Manning and the other employment offices that submitted comments used the “good cause” language to make their case that the portions of the rules that don’t directly apply to Congress should be stricken, as they were when overtime rules were first applied to Congress in 1996.

Thompson explained that his agency was under different constraints this year because the “extraneous” material that the board was able to rescind in 1996 had not been formally promulgated by the Labor Department as “substantive regulations.” The new rules released this year, he said, differ substantially because the department issued examples — job descriptions such as longshoremen and dental hygienists — to provide guidance to employers in the form of substantive regulations, instead of interpretive bulletins as had been done in the past.

“Consequently, the descriptive material which is intended to provide comprehensive guidance to employers of all varieties, is all ‘substantive regulations,’” Thompson said.

After the board processes the comments, the directors will then submit final proposed rules, which require Congressional approval.
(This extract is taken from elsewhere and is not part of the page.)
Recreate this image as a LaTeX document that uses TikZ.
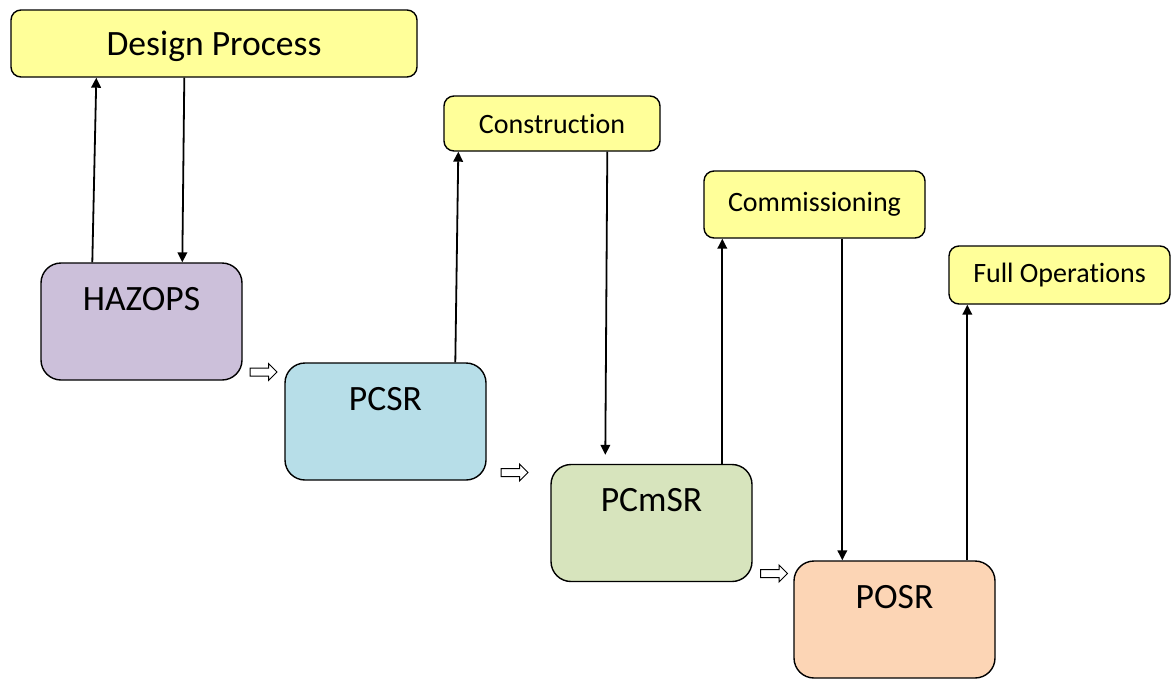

But the board is currently made up of only two of its five members, as the other three were term-limited out Oct. 1, and Congress has yet to reappoint them, as is expected.

Frist’s spokeswoman said the Senate has no plans to take up the regulations during the lame duck.

Until Congress approves the new rules, the regulations issued by the Office of Compliance board in 1996 will remain in effect.

In a signal that a political fight may be looming, a spokesman for Rep. George Miller (D-Calif.) said his boss would oppose the new regulations being applied to Congressional employees, just as he opposes them for workers in the private sector.

“We believe what goes for the rest of the country should go for Capitol Hill, as well,” Miller spokesman Tom Kiley said, adding, “We would like to see them overturned for the rest of the country, and we’d like to see them overturned on Capitol Hill.”